Mozart - Piano Concerto No. 17 in G major, K. 453 (Murray Perahia) © MrPalika123

Le Concerto pour piano N° 15 en si bémol majeur : 

Mozart - Piano Concerto No. 15 in B-flat Major, K. 450 (Murray Perahia) © MrPalika123

Et Murray Perahia est à l'époque de ces enregistrements, comme Barenboim, ce jeune homme partageant avec le Mozart de ces concertos une même ardeur de vie, chose inexplicable sauf par le mot de « jeunesse », synonyme dans son cas, de souffle, d'énergie et d'intelligence (dispositions que partageait aussi Brendel dans ses enregistrements). Ces concertos intermédiaires ne sont plus simplement « charmants » comme pouvaient l'être les premiers salzbourgeois de l'enfance et de l'adolescence, ils sont porteurs d'une sorte d'urgence de l'écriture, de l'expression, du style et d'une sorte de discours proprement « mozartien », fait de lumières et d'ombres, et qui préfigure déjà si loin dans ce genre du concerto pour piano. Perahia sait se montrer péremptoire et empressé, tout cela d'un même mouvement sans hiatus.

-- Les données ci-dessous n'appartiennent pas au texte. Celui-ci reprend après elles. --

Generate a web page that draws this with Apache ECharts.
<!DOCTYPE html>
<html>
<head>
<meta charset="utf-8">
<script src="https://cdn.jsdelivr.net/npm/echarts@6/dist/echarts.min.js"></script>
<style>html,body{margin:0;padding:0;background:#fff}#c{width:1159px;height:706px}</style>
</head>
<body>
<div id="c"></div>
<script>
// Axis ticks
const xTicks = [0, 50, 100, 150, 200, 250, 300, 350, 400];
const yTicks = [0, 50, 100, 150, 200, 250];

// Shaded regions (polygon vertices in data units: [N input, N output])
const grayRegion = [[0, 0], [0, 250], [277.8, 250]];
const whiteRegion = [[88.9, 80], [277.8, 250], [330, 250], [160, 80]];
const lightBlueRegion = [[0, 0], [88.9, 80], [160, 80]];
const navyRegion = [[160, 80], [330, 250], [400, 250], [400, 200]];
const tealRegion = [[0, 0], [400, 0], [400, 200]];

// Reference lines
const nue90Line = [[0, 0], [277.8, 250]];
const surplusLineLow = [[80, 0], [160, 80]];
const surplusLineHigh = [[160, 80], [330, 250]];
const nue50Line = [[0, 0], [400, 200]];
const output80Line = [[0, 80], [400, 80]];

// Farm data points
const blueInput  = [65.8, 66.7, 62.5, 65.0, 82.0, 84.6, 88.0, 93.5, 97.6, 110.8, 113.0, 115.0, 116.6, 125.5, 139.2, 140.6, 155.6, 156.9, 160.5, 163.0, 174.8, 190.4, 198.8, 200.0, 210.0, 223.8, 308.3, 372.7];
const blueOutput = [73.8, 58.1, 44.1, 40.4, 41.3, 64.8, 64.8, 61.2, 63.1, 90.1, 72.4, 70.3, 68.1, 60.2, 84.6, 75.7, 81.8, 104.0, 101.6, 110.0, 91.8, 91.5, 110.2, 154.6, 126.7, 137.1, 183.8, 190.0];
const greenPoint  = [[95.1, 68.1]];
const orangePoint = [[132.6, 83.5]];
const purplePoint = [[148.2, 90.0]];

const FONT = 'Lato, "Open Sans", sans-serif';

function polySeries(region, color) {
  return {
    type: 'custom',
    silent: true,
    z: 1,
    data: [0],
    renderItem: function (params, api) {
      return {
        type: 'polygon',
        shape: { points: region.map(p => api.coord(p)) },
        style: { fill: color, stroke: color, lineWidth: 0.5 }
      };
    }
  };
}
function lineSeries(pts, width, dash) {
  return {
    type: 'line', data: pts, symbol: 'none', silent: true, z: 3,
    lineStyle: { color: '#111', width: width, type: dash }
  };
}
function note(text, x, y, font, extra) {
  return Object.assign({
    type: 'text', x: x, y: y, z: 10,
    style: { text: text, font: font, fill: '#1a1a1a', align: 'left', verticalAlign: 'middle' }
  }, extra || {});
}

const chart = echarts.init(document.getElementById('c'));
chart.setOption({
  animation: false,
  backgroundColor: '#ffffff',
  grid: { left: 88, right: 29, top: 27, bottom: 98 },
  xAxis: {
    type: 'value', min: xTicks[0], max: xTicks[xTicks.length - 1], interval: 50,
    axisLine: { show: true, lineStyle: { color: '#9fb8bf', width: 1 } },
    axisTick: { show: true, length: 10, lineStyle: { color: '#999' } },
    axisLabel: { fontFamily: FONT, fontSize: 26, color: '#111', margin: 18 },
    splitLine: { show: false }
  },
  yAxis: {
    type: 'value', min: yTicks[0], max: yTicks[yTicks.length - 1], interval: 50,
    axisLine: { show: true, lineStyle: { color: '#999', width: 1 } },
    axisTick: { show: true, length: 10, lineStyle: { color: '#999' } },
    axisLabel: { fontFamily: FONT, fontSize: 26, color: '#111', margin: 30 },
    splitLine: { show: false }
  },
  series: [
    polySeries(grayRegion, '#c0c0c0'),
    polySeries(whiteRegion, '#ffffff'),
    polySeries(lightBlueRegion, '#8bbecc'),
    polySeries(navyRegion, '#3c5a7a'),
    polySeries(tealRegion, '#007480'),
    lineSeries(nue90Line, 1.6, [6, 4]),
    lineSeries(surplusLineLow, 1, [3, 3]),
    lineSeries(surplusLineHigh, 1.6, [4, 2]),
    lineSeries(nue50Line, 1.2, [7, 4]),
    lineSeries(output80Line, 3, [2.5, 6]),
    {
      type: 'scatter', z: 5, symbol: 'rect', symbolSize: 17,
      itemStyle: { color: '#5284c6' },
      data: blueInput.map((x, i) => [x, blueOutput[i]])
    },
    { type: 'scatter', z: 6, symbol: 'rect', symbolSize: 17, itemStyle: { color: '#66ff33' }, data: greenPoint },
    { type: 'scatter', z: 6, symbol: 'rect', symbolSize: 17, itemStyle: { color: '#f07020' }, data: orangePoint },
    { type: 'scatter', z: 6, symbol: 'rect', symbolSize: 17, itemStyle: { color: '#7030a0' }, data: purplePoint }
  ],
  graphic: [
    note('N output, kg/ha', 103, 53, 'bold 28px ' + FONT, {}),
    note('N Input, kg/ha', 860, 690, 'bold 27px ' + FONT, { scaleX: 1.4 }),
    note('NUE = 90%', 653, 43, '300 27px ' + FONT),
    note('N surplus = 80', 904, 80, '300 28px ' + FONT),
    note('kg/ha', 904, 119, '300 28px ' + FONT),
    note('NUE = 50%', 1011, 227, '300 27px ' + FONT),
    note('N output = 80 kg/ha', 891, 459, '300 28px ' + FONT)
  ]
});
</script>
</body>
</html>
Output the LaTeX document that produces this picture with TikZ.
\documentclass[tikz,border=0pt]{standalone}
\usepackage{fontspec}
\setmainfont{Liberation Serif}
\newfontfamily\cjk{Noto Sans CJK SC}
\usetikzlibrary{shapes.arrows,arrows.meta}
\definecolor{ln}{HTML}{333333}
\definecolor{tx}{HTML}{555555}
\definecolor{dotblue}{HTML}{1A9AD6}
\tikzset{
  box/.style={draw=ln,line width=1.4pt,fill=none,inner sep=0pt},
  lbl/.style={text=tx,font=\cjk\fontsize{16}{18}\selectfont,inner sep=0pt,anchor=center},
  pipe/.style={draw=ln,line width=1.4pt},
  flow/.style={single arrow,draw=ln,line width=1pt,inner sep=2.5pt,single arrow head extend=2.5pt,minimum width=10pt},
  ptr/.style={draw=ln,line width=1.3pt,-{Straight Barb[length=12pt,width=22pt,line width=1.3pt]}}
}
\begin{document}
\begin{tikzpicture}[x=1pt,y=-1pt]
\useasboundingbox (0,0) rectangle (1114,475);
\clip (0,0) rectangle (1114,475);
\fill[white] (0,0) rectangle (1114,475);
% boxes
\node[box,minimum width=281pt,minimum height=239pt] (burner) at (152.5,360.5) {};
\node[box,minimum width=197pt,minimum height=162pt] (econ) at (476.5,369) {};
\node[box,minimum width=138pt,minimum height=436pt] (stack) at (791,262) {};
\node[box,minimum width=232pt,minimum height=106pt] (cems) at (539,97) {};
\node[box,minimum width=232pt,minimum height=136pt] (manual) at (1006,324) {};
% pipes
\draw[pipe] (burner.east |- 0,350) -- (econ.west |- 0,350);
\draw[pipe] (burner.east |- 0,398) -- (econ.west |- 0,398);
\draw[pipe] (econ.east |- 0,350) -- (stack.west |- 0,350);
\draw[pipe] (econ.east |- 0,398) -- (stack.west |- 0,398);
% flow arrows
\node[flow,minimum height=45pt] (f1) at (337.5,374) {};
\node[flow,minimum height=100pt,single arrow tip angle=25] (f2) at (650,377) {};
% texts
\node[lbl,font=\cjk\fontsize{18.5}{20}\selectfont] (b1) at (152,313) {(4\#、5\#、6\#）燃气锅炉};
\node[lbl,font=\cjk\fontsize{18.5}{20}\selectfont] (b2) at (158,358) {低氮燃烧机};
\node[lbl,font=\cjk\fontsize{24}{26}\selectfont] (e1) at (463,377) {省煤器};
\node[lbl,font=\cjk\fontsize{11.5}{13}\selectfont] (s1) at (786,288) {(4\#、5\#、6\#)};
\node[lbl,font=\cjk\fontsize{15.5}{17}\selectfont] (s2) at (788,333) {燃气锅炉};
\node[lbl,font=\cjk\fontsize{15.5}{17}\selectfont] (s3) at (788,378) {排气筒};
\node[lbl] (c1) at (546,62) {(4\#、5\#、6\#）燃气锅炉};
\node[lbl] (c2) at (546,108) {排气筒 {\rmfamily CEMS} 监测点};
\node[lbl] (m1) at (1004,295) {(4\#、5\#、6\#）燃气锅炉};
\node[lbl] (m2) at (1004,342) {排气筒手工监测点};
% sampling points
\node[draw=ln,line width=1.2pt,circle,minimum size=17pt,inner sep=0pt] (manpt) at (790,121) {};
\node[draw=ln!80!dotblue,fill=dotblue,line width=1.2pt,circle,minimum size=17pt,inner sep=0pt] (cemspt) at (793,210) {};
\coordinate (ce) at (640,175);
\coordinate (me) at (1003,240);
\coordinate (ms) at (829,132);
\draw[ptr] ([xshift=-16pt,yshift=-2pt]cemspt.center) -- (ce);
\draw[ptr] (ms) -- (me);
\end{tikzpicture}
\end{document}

Après tous ces éloges conjugués pour les versions de Barenboim et Perahia, il faut tout aussi vite, s'empresser d'insister sur le fait que les versions de Brendel, pour être plus « accentuées » (j'allais dire parfois plus « beethoveniennes », pour lui qui a enregistré les deux meilleurs intégrales des concertos pour piano de Beethoven, avec successivement James Levine et Simon Rattle) n'en sont pas toutefois « moins » mozartiennes. Simplement, Alfred Brendel en passe par des moyens expressifs plus résolus, pour lui qu'on a souvent dit plus « intellectualisé » dans son jeu, en comparaison des autres pianistes. Ce n'est pas entièrement faux, mais son intellect débouche toujours (dans Mozart comme dans Schubert) dans des versions tout aussi marquantes qu'ici Perahia ou ailleurs Barenboim. C'est encore une fois ce qui fait de ce trio (Barenboim - Brendel - Perahia) les références insurpassables pour les concertos de Mozart.

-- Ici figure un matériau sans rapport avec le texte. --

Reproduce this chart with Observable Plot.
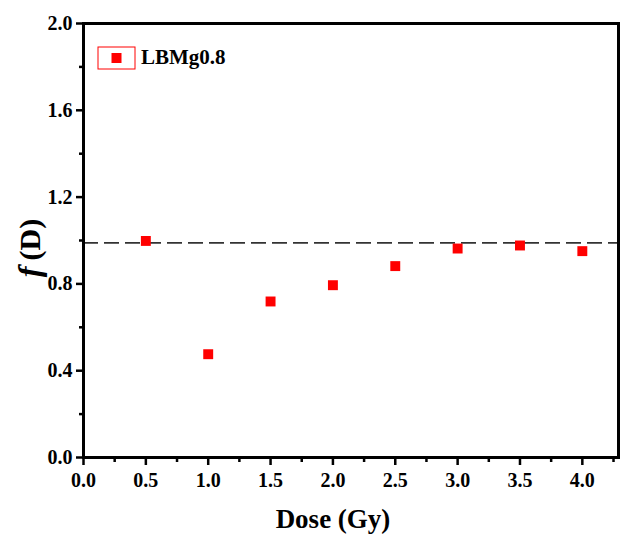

Le Concerto N° 21 en ut majeur par Alfred Brendel, Academy of St Martin in the Fields : 

Mozart: Piano Concerto No. 21 KV 467 - Alfred Brendel - Philips 6514 148 - Neville Marriner ASMF © davidhertzberg

Le Concerto N° 26 en ré majeur par Albred Brendel et l'Academy of St Martin in the Fields : 

Mozart Piano Concerto No 26 D major K 537 Alfred Brendel Neville Marriner ASMF © Sonorum Concentus Classicism

La délicatesse du phrasé de Murray Perahia est dans cette intégrale, servie par des prises de son absolument lumineuses, avec néanmoins parfois une petite tendance çà et là à un retrait de l'orchestre, surtout si on compare à l'Academy of St Martin-in-the-fields dans l'interprétation de Brendel, ou à la seconde intégrale de Barenboim. Mais la direction assurée depuis son clavier par Murray Perahia est à la fois précise et claire, ce qui peut en revanche parfois trancher avec de très mineures imprécisions dans la première intégrale de Barenboim.

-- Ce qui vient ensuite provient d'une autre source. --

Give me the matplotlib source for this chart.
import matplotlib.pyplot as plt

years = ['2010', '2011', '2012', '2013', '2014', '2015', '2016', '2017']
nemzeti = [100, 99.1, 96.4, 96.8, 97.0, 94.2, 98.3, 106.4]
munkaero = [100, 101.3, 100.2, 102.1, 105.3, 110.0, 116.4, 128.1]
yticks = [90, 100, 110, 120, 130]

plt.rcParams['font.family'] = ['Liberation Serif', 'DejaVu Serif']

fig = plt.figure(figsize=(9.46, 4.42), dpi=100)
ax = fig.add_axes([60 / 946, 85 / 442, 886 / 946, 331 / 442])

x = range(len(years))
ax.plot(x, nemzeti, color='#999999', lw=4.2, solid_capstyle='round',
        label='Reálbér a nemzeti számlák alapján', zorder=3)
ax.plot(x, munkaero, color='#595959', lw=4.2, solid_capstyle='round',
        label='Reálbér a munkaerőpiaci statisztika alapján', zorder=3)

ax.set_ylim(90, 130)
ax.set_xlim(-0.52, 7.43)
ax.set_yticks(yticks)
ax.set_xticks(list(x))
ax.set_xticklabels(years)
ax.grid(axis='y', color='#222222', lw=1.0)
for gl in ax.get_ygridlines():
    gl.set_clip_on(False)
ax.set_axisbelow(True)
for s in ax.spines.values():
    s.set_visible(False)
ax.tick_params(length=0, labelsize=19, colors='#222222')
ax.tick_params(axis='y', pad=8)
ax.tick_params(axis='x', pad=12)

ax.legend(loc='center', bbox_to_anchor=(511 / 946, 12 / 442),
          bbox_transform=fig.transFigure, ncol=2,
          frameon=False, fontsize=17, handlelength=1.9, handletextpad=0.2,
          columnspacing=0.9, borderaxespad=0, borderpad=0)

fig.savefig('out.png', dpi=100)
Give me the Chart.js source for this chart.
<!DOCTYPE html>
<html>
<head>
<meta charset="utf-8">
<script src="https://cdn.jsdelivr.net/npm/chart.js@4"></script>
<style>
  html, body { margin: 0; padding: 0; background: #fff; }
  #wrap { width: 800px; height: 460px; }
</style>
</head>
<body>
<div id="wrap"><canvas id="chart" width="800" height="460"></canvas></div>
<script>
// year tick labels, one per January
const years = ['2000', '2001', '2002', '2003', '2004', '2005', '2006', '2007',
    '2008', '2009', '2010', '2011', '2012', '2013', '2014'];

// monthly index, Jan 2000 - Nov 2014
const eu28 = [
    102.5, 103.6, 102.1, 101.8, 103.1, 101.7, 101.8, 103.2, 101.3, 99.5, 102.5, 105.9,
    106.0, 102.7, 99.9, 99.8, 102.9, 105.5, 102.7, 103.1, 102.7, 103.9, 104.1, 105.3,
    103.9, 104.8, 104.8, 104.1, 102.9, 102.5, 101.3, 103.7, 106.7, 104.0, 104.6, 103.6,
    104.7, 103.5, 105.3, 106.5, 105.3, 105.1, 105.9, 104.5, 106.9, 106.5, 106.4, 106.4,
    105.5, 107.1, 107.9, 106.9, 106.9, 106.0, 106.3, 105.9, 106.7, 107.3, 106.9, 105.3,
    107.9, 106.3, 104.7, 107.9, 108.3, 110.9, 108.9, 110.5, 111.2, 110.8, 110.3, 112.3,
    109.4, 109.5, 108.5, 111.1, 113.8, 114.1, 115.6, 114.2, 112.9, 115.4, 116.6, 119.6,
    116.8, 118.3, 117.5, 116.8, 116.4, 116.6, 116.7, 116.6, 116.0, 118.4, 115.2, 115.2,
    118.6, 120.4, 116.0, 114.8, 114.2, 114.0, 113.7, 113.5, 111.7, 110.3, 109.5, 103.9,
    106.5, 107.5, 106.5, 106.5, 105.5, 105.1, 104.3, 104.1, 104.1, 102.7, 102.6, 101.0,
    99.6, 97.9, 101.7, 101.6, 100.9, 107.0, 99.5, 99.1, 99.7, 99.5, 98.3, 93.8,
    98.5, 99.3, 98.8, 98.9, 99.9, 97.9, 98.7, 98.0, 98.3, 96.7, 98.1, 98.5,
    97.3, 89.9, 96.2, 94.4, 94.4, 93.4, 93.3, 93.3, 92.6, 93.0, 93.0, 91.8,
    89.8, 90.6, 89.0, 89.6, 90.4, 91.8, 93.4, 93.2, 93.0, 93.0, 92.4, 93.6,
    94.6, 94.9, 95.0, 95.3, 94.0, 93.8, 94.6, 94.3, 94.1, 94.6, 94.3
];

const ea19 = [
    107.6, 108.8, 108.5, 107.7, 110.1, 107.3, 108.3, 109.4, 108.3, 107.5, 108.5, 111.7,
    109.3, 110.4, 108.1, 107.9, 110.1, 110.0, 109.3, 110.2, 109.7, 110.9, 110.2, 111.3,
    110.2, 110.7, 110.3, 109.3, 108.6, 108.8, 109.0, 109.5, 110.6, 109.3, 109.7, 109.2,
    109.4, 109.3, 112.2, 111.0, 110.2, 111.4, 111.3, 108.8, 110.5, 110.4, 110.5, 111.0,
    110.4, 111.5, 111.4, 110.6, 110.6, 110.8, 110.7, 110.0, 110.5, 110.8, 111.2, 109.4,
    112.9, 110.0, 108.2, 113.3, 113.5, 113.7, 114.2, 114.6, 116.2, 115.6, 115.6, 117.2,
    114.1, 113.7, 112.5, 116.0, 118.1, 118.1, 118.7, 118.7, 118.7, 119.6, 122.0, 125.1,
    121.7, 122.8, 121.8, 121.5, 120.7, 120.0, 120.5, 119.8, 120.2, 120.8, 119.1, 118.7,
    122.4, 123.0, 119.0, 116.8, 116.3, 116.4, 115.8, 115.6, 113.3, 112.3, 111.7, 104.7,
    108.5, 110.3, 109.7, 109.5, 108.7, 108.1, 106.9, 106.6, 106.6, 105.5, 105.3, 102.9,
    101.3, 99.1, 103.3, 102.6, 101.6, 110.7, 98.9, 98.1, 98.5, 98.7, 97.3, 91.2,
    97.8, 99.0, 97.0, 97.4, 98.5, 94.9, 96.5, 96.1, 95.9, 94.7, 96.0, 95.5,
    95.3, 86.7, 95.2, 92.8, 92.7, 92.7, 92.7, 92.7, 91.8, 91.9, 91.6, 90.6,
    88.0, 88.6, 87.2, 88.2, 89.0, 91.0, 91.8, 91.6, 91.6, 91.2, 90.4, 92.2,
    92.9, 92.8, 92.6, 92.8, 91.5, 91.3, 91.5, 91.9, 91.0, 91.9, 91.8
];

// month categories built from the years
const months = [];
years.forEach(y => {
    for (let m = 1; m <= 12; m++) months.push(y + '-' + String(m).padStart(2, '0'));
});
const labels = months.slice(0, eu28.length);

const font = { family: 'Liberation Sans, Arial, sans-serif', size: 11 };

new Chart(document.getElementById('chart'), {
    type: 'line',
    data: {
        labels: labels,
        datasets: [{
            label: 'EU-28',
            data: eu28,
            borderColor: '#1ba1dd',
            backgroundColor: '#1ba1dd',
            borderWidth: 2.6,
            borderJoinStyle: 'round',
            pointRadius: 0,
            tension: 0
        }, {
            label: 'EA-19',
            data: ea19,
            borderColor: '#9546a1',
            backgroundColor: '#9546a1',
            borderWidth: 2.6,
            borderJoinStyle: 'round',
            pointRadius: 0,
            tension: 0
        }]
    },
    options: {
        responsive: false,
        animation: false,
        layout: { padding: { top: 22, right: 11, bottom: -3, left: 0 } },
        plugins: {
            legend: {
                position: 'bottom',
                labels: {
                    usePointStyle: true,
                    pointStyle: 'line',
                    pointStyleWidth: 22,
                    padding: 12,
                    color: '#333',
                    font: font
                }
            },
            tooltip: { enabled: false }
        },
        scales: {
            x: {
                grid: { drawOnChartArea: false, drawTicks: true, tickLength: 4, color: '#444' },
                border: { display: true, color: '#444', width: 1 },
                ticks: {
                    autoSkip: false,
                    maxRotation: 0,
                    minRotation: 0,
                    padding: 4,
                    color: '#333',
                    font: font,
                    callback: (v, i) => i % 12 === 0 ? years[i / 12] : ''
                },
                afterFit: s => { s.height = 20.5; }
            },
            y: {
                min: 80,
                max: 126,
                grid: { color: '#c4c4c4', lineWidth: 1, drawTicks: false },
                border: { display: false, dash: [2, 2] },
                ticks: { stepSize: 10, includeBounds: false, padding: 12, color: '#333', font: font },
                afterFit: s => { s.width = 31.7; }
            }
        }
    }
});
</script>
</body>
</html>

Perahia, tout comme Barenboim (qui demeure tout de même le maître en la matière, à mon sens), a su intérioriser à merveille ce sens de la narration et du dialogue qui fait des concertos pour piano de Mozart des sortes de déclinaisons instrumentales de ses opéras. Le K. 491 (N° 24) est à ce titre exemplaire de la maîtrise de Murray Perahia dans ce domaine proprement théâtral où la profondeur particulière des derniers concertos, sur un ton souvent grave, vous cloue littéralement sur place de beauté et d'un sens de la temporalité du discours qu'on retrouve avec la même force chez Barenboim.

Le Concerto N° 24 en do mineur par Murray Perahia et l'English Chamber Orchestra, 1975 :

Mozart - Piano Concerto No. 24 in C minor, K. 491 (Murray Perahia) © MrPalika123
Illustration 13

Écouter ces trois pianistes d'exception dans les concertos de Mozart (comme dans ses sonates pour piano, dans le cas de Barenboim), c'est faire l'expérience de la fluidité mais aussi du caractère et de l'énergie incommensurable de cette musique de génie.